GIVEN ENTRIES:

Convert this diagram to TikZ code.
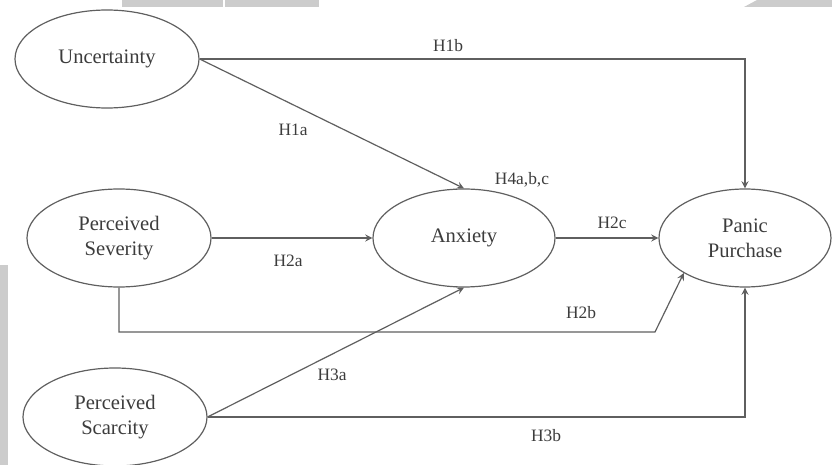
\documentclass[tikz,border=0pt]{standalone}
\usepackage{fontspec}
\setmainfont{Liberation Serif}
\usepackage{tikz}
\usetikzlibrary{calc, positioning, arrows, shapes.geometric}
\definecolor{ink}{RGB}{60,60,60}
\definecolor{edge}{RGB}{95,95,95}
\definecolor{smudge}{RGB}{204,204,204}
\tikzstyle{var}=[draw=edge, line width=0.6pt, shape=ellipse, inner sep=0pt, minimum width=92pt, minimum height=49pt, align=center, text=ink, font=\fontsize{10.3}{12.5}\selectfont]
\tikzstyle{hyp}=[inner sep=1pt, text=ink, font=\fontsize{8.7}{10}\selectfont]
\tikzstyle{path}=[draw=edge, line width=0.6pt]
\tikzset{>=stealth}

\begin{document}
\begin{tikzpicture}[x=0.5pt, y=-0.5pt]
\useasboundingbox (0,0) rectangle (832,465);
% the grey bits at the edges
\fill[smudge] (122,0) rectangle (223,7);
\fill[smudge] (225,0) rectangle (319,7);
\fill[smudge] (744,7) -- (757,0) -- (832,0) -- (832,7) -- cycle;
\fill[smudge] (0,265) rectangle (8,465);
% the constructs
\node[var] (unc) at (107, 59) {Uncertainty};
\node[var] (sev) at (119, 238) {Perceived\\Severity};
\node[var] (sca) at (115, 417) {Perceived\\Scarcity};
\node[var, minimum width=91pt] (anx) at (464, 238) {Anxiety};
\node[var, minimum width=86pt] (pp) at (745, 238) {Panic\\Purchase};
% the paths
\coordinate (kink) at (655, 332);
\draw[path, ->] (unc.east) -| (pp.north);
\draw[path, ->] (unc.east) -- (anx.north);
\draw[path, ->] (sev.east) -- (anx.west);
\draw[path, ->] (anx.east) -- (pp.west);
\draw[path, ->] (sev.south) |- (kink) -- (pp.south west);
\draw[path, ->] (sca.east) -- (anx.south);
\draw[path, ->] (sca.east) -| (pp.south);
% the hypotheses
\node[hyp] (h1b) at (448, 46) {H1b};
\node[hyp] (h1a) at (293, 130) {H1a};
\node[hyp] (h4) at (522, 180) {H4a,b,c};
\node[hyp] (h2a) at (288, 261) {H2a};
\node[hyp] (h2c) at (612, 223) {H2c};
\node[hyp] (h2b) at (581, 313) {H2b};
\node[hyp] (h3a) at (332, 375) {H3a};
\node[hyp] (h3b) at (546, 436) {H3b};
\end{tikzpicture}
\end{document}
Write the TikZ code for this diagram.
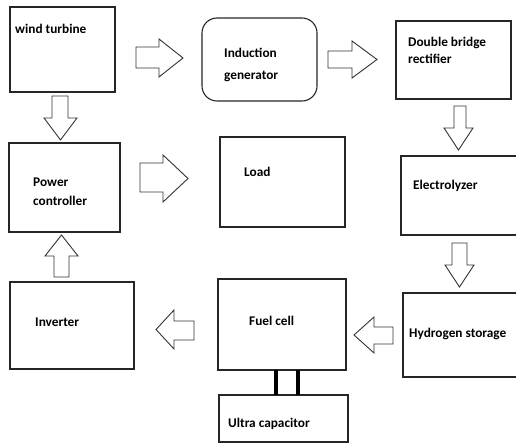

GIVEN TASK:
Repeat the material above in full and exactly, omitting the pictures.

ANSWER TO THE PROBLEM:
Convert this diagram to TikZ code.
\documentclass[tikz,border=0pt]{standalone}
\usepackage{fontspec}
\setmainfont{Liberation Serif}
\usepackage{tikz}
\usetikzlibrary{calc, positioning, arrows, shapes.geometric}
\definecolor{ink}{RGB}{60,60,60}
\definecolor{edge}{RGB}{95,95,95}
\definecolor{smudge}{RGB}{204,204,204}
\tikzstyle{var}=[draw=edge, line width=0.6pt, shape=ellipse, inner sep=0pt, minimum width=92pt, minimum height=49pt, align=center, text=ink, font=\fontsize{10.3}{12.5}\selectfont]
\tikzstyle{hyp}=[inner sep=1pt, text=ink, font=\fontsize{8.7}{10}\selectfont]
\tikzstyle{path}=[draw=edge, line width=0.6pt]
\tikzset{>=stealth}

\begin{document}
\begin{tikzpicture}[x=0.5pt, y=-0.5pt]
\useasboundingbox (0,0) rectangle (832,465);
% the grey bits at the edges
\fill[smudge] (122,0) rectangle (223,7);
\fill[smudge] (225,0) rectangle (319,7);
\fill[smudge] (744,7) -- (757,0) -- (832,0) -- (832,7) -- cycle;
\fill[smudge] (0,265) rectangle (8,465);
% the constructs
\node[var] (unc) at (107, 59) {Uncertainty};
\node[var] (sev) at (119, 238) {Perceived\\Severity};
\node[var] (sca) at (115, 417) {Perceived\\Scarcity};
\node[var, minimum width=91pt] (anx) at (464, 238) {Anxiety};
\node[var, minimum width=86pt] (pp) at (745, 238) {Panic\\Purchase};
% the paths
\coordinate (kink) at (655, 332);
\draw[path, ->] (unc.east) -| (pp.north);
\draw[path, ->] (unc.east) -- (anx.north);
\draw[path, ->] (sev.east) -- (anx.west);
\draw[path, ->] (anx.east) -- (pp.west);
\draw[path, ->] (sev.south) |- (kink) -- (pp.south west);
\draw[path, ->] (sca.east) -- (anx.south);
\draw[path, ->] (sca.east) -| (pp.south);
% the hypotheses
\node[hyp] (h1b) at (448, 46) {H1b};
\node[hyp] (h1a) at (293, 130) {H1a};
\node[hyp] (h4) at (522, 180) {H4a,b,c};
\node[hyp] (h2a) at (288, 261) {H2a};
\node[hyp] (h2c) at (612, 223) {H2c};
\node[hyp] (h2b) at (581, 313) {H2b};
\node[hyp] (h3a) at (332, 375) {H3a};
\node[hyp] (h3b) at (546, 436) {H3b};
\end{tikzpicture}
\end{document}
Write the TikZ code for this diagram.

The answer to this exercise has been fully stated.